WHAT IS BEING ASKED
Identify each line containing the word "matplotlib" and copy it.

RECORDED DATA
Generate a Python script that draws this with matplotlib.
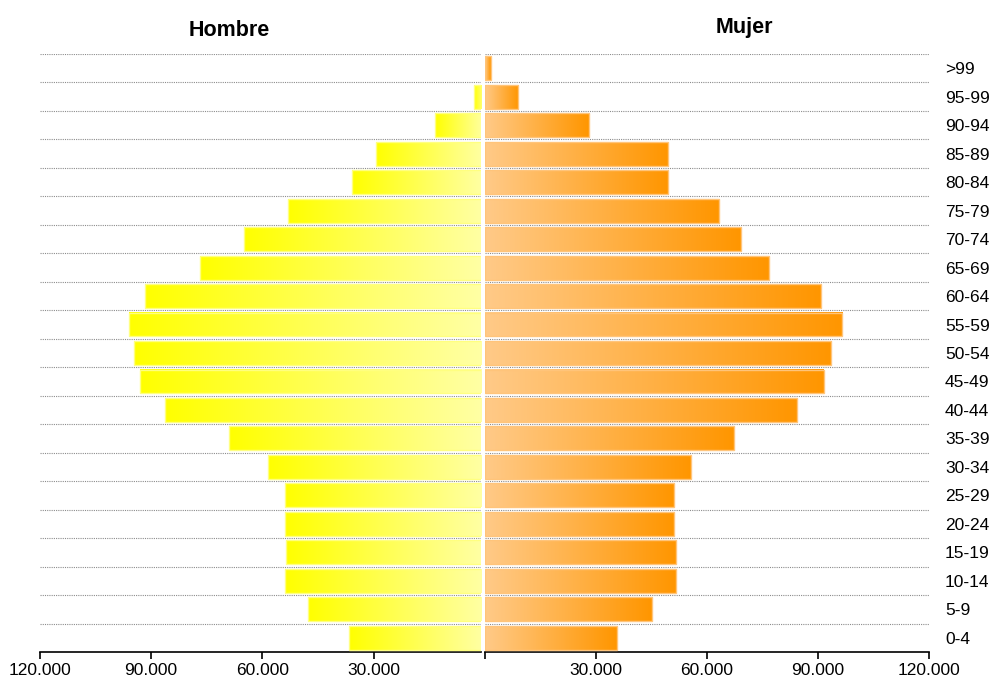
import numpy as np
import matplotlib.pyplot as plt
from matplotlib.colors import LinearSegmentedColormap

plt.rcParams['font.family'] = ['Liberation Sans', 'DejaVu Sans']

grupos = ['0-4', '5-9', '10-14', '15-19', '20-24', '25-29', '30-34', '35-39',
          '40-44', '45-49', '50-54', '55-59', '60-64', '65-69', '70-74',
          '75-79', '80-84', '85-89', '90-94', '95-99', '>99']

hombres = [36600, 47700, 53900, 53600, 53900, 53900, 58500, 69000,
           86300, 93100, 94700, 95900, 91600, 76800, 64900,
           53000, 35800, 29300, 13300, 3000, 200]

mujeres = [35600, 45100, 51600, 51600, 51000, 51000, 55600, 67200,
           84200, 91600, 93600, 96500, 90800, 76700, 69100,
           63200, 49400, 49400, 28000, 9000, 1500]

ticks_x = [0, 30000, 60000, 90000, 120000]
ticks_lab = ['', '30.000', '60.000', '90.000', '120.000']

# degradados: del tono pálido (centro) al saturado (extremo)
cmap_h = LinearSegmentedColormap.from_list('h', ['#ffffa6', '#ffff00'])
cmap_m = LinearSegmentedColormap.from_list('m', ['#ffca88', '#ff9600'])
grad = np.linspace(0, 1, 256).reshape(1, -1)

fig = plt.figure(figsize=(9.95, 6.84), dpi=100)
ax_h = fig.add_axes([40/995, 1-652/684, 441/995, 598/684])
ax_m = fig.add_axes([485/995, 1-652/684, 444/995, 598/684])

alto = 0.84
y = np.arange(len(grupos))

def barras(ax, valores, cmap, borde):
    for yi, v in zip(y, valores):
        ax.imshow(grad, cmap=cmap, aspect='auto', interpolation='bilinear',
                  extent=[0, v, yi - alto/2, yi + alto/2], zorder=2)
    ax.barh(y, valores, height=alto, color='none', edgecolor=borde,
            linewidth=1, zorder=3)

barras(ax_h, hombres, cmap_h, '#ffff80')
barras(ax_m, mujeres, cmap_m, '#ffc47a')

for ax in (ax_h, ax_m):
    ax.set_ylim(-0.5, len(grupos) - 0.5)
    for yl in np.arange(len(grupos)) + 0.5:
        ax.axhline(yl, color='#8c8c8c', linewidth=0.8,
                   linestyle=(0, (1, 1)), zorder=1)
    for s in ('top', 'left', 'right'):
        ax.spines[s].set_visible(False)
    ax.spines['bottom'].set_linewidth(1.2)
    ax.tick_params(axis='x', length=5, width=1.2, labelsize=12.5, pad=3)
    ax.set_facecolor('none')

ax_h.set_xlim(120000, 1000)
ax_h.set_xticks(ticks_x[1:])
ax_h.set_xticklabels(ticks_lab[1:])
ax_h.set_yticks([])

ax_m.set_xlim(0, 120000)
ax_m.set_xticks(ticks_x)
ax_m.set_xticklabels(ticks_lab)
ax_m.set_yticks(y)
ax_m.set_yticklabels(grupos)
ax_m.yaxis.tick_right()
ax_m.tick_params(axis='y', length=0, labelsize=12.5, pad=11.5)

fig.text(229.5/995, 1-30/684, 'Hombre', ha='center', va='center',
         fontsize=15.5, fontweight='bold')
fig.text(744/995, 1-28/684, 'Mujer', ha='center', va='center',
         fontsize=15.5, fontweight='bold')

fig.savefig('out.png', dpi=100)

RESULT OF THE EXERCISE
Generate a Python script that draws this with matplotlib.
import matplotlib.pyplot as plt
from matplotlib.colors import LinearSegmentedColormap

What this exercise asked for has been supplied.